LPBI PBNU Kritisi Pengeluaran Sampah Batu Bara dari Limbah B3
Berita Baru, Jakarta – Lembaga Penanggulangan Bencana dan Perubahan Iklim (LPBI) Pengurus Besar Nahdlatul Ulama (PBNU) mengkritisi kebijakan pemerintah yang mengeluarkan limbah batu bara dari kategori limbah bahan berbahaya dan beracun (B3) yang tertyang dalam Peraturan Pemerintah (PP) Nomor 22 Tahun 2021 tentang Penyelenggaraan Perlindungan dan Pengelolaan Lingkungan Hidup.

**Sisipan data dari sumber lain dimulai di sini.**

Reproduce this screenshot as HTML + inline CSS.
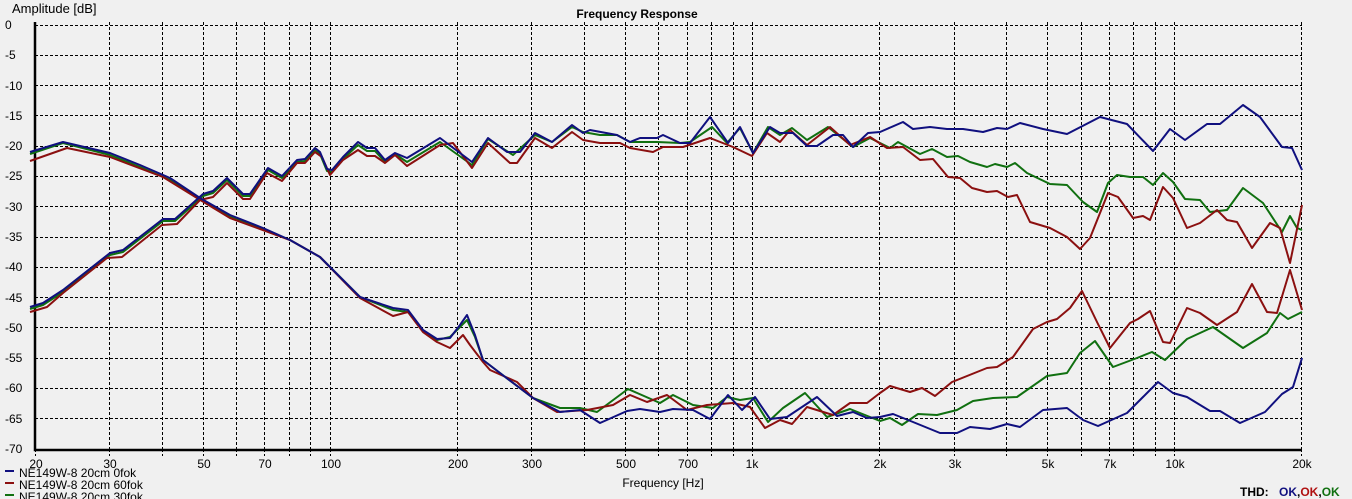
<!DOCTYPE html>
<html><head><meta charset="utf-8"><style>
html,body{margin:0;padding:0;background:#f0f0f0;}
svg{display:block;font-family:"Liberation Sans",sans-serif;}
</style></head><body>
<svg width="1352" height="499" viewBox="0 0 1352 499" xmlns="http://www.w3.org/2000/svg">
<rect width="1352" height="499" fill="#f0f0f0"/>
<g stroke="#000" stroke-width="1" stroke-dasharray="3,2" fill="none">
<path d="M35 25.5H1302M35 55.5H1302M35 85.5H1302M35 115.5H1302M35 146.5H1302M35 176.5H1302M35 206.5H1302M35 237.5H1302M35 267.5H1302M35 297.5H1302M35 327.5H1302M35 358.5H1302M35 388.5H1302M35 418.5H1302"/>
<path d="M109.5 22V449M162.5 22V449M203.5 22V449M236.5 22V449M264.5 22V449M289.5 22V449M310.5 22V449M330.5 22V449M457.5 22V449M531.5 22V449M584.5 22V449M625.5 22V449M658.5 22V449M687.5 22V449M711.5 22V449M733.5 22V449M752.5 22V449M879.5 22V449M954.5 22V449M1006.5 22V449M1047.5 22V449M1081.5 22V449M1109.5 22V449M1133.5 22V449M1155.5 22V449M1174.5 22V449M1301.5 22V449"/>
<path d="M35.5 449V456M109.5 449V456M162.5 449V456M203.5 449V456M236.5 449V456M264.5 449V456M289.5 449V456M310.5 449V456M330.5 449V456M457.5 449V456M531.5 449V456M584.5 449V456M625.5 449V456M658.5 449V456M687.5 449V456M711.5 449V456M733.5 449V456M752.5 449V456M879.5 449V456M954.5 449V456M1006.5 449V456M1047.5 449V456M1081.5 449V456M1109.5 449V456M1133.5 449V456M1155.5 449V456M1174.5 449V456M1301.5 449V456"/>
</g>
<path d="M35 22V450H1302" stroke="#000" stroke-width="2.5" fill="none"/>
<g fill="none" stroke-width="2" stroke-linejoin="round">
<polyline stroke="#107010" points="30,309 43,305 63,292 110,255 123,252 163,221 175,221 203,196 213,193 227,180 243,196 250,196 268,170 282,178 297,162 305,161 315,150 320,154 327,171 332,172 343,159 358,145 367,151 375,151 385,162 395,154 407,162 440,142 472,165 488,139 513,155 535,135 552,142 572,127 583,132 600,135 617,135 630,142 657,142 680,143 690,142 712,127 727,143 740,128 753,153 768,127 780,135 792,128 807,140 828,127 853,147 870,138 890,148 898,142 920,154 932,149 947,157 958,156 970,162 987,167 995,164 1007,167 1015,163 1027,173 1050,184 1067,185 1083,202 1097,212 1108,183 1117,175 1130,177 1143,177 1153,185 1163,173 1173,182 1185,199 1200,200 1210,212 1227,210 1243,188 1263,203 1282,232 1290,216 1297,228 1302,230"/>
<polyline stroke="#107010" points="30,154 63,143 110,155 140,167 170,180 200,199 230,217 263,229 290,240 320,257 360,297 393,310 408,312 423,331 437,340 450,337 460,327 467,320 475,337 483,360 500,373 533,398 560,408 580,408 597,412 628,389 660,403 673,395 693,405 713,408 727,397 740,400 753,398 768,422 783,408 805,393 827,417 850,409 880,421 890,418 902,425 918,414 937,415 957,410 973,401 993,398 1017,397 1047,376 1067,373 1080,353 1095,341 1113,367 1137,358 1152,352 1165,360 1187,339 1213,327 1243,348 1267,333 1280,313 1288,319 1302,312"/>
<polyline stroke="#8b1010" points="30,312 47,307 63,293 107,258 122,257 162,225 177,224 200,200 213,197 227,183 243,199 250,199 267,173 282,181 297,163 305,163 315,152 322,157 330,175 343,160 358,150 367,156 375,156 385,163 395,155 407,166 440,145 453,143 472,168 488,143 510,163 517,163 535,138 552,148 572,132 583,140 600,143 620,143 630,148 653,152 663,147 683,147 710,138 733,147 752,156 767,133 780,142 790,130 807,145 830,127 850,145 870,137 887,148 903,147 920,160 933,159 948,177 960,178 972,188 987,192 997,191 1008,197 1017,195 1030,222 1050,228 1067,237 1080,249 1090,238 1108,193 1118,197 1133,218 1143,216 1150,220 1163,187 1173,198 1187,228 1200,223 1217,210 1227,220 1237,222 1252,248 1270,223 1280,228 1290,263 1302,205"/>
<polyline stroke="#8b1010" points="30,161 67,148 110,157 163,177 197,198 230,218 290,240 320,257 360,298 393,316 408,312 423,332 437,342 450,348 463,335 470,345 483,362 490,370 517,382 533,398 557,412 587,410 613,405 630,395 647,402 667,395 687,410 707,405 733,403 750,407 765,428 780,420 792,424 807,407 833,415 850,403 867,403 880,393 890,386 910,392 922,388 935,396 952,382 987,368 997,367 1013,357 1033,329 1047,322 1057,319 1070,308 1082,291 1097,322 1110,348 1130,323 1138,319 1150,311 1163,342 1170,343 1187,308 1200,313 1217,325 1237,312 1252,284 1267,312 1277,313 1290,270 1302,310"/>
<polyline stroke="#10107f" points="30,307 43,303 63,290 110,253 123,250 163,219 175,219 203,194 213,191 227,178 243,194 250,194 268,168 282,176 297,160 305,159 315,148 320,152 327,169 332,170 343,157 358,142 367,148 375,148 385,160 395,153 407,158 440,138 472,162 488,138 507,152 520,152 535,133 552,142 572,125 583,133 590,130 617,135 630,142 640,138 657,138 663,135 680,143 690,143 710,117 728,143 740,127 753,153 770,127 780,133 793,133 807,146 817,146 833,135 843,135 853,147 868,133 880,132 903,122 913,129 930,127 947,129 963,129 983,132 997,128 1007,129 1020,123 1043,129 1067,134 1100,117 1127,124 1153,151 1170,129 1185,140 1207,124 1220,124 1243,105 1260,117 1282,147 1292,148 1302,170"/>
<polyline stroke="#10107f" points="30,152 63,142 110,153 140,165 170,178 200,198 230,215 263,228 290,240 320,257 360,297 393,308 408,310 423,330 437,339 450,338 460,325 467,315 475,335 483,360 500,373 533,398 560,412 580,410 600,423 627,411 640,409 660,412 673,409 693,410 710,419 728,395 742,410 755,397 770,419 787,417 817,397 837,416 853,412 867,418 880,417 893,414 913,422 940,433 957,433 970,427 990,429 1007,424 1020,427 1043,410 1067,408 1083,420 1098,426 1127,413 1143,397 1158,382 1173,393 1187,397 1210,411 1220,411 1240,423 1265,412 1282,394 1293,387 1302,358"/>
</g>
<g font-size="12" fill="#000">
<text x="12" y="13" font-size="13">Amplitude [dB]</text>
<text x="637" y="18" font-weight="bold" text-anchor="middle">Frequency Response</text>
<text x="5" y="29">0</text><text x="5" y="59">-5</text><text x="5" y="90">-10</text><text x="5" y="120">-15</text><text x="5" y="150">-20</text><text x="5" y="180">-25</text><text x="5" y="211">-30</text><text x="5" y="241">-35</text><text x="5" y="271">-40</text><text x="5" y="302">-45</text><text x="5" y="332">-50</text><text x="5" y="362">-55</text><text x="5" y="392">-60</text><text x="5" y="423">-65</text><text x="5" y="453">-70</text>
<g text-anchor="middle">
<text x="36" y="468">20</text><text x="110" y="468">30</text><text x="204" y="468">50</text><text x="265" y="468">70</text><text x="331" y="468">100</text><text x="458" y="468">200</text><text x="532" y="468">300</text><text x="626" y="468">500</text><text x="688" y="468">700</text><text x="752" y="468">1k</text><text x="880" y="468">2k</text><text x="955" y="468">3k</text><text x="1048" y="468">5k</text><text x="1110" y="468">7k</text><text x="1175" y="468">10k</text><text x="1302" y="468">20k</text>
<text x="663" y="487">Frequency [Hz]</text>
</g>
<text x="19" y="477">NE149W-8 20cm 0fok</text>
<text x="19" y="489">NE149W-8 20cm 60fok</text>
<text x="19" y="501">NE149W-8 20cm 30fok</text>
<text x="1240" y="496" font-weight="bold">THD:</text>
<text x="1279" y="496" font-weight="bold"><tspan fill="#10107f">OK</tspan>,<tspan fill="#b01010">OK</tspan>,<tspan fill="#107010">OK</tspan></text>
</g>
<rect x="5" y="470" width="9" height="2" fill="#10107f"/>
<rect x="5" y="482" width="9" height="2" fill="#8b1010"/>
<rect x="5" y="494" width="9" height="2" fill="#107010"/>
</svg>
</body></html>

Direktur Bank Sampah Nusantara (BSN) LPBI NU Fitria Aryani mengatakatan, kebijakan Presiden Jokowi tersebut dikhawatirkan berdampak pada pencemaran lingkungan hingga kesehatan masyarakat.
“Jika memang bisa dimanfaatkan, itu lebih baik. Tapi yang harus diwaspadai adalah masih ada pemilahan kategori limbah batu bara, artinya di pasal tersebut ada pengecualian. Tidak semua limbah batu bara itu dikeluarkan dari limbah B3. Pertanyaannya siapa yang akan mengawasi pemilahan limbah tersebut, yang termasuk B3 dan tidak termasuk limbah B3,” tegas Fitria dikutip dari laman resmi PBNU, Sabtu (13/3).
Fitria mengingatkan agar jangan sampai kebijakan yang diambil pemerintah semakin memperburuk keadaan. Pemerintah jangan abai terhadap dampak lingkungan hidup, dan kesehatan masyarakat. Karena banyak yang akan terdampak, seperti masyarakat sekitar, nelayan, kelompok perempuan, dan masyarakat adat.
“Keberadaan limbah bottom ash dan flying ash yang dikeluarkan dari kategori limbah B3, menurut saya berpotensi mencemari sungai dan laut yang menjadi pusat kehidupan masyarakat pesisir. Jadi kalau pemerintah tidak hati-hati, kebijakan ini menunjukan hanya menghitung potensi investasinya saja,” paparnya.
Fitria menjelaskan, rencana gasifikasi batubara masih dalam proses di Indonesia. Perusahaan penambang batubara milik negara, PT Bukit Asam, berencana membangun pabrik gasifikasi yang akan mulai beroperasi pada 2023 atau 2024.
“Belum ada regulasi yang jelas dalam mengatur emisi atau limbah dari pabrik gasifikasi batubara ini. Tahun lalu, Indonesia mengeluarkan dua Undang-Undang klausul yang dipandang sangat menguntungkan industri ekstraktif. Yaitu, revisi UU Pertambangan, Mineral dan Batubara disahkan dengan dukungan kuat dari Asosiasi Pertambangan Batubara Indonesia,” papar Fitria.
Hal ini, menurut Fitria justru mempermudah industri untuk memperpanjang izin, melipatgandakan ukuran maksimum zona penambangan tradisional, dan memberikan izin untuk kegiatan penambangan di dasar sungai dan laut, dan ini akan sangat berpengaruh terhadap lingkungan masyarakat setempat.
Selain batu bara, menurut Fitria, kebijakan pemerintah juga mencabut limbah penyulingan sawit, atau yang biasa disebut dengan spent bleaching earth (SBE) dari kategori limbah 3B.
Fitria menegaskan, jangan sampai kebijakan itu diambil hanya untuk mengakomodir permintaan para pengusaha, akan tetapi merugikan masyarakat.
“Pemimpin harus bisa bersikap adil, jujur, dan tidak semena-mena. Pemimpin tidak boleh mencelakai rakyat dan bangsanya,” ungkapnya.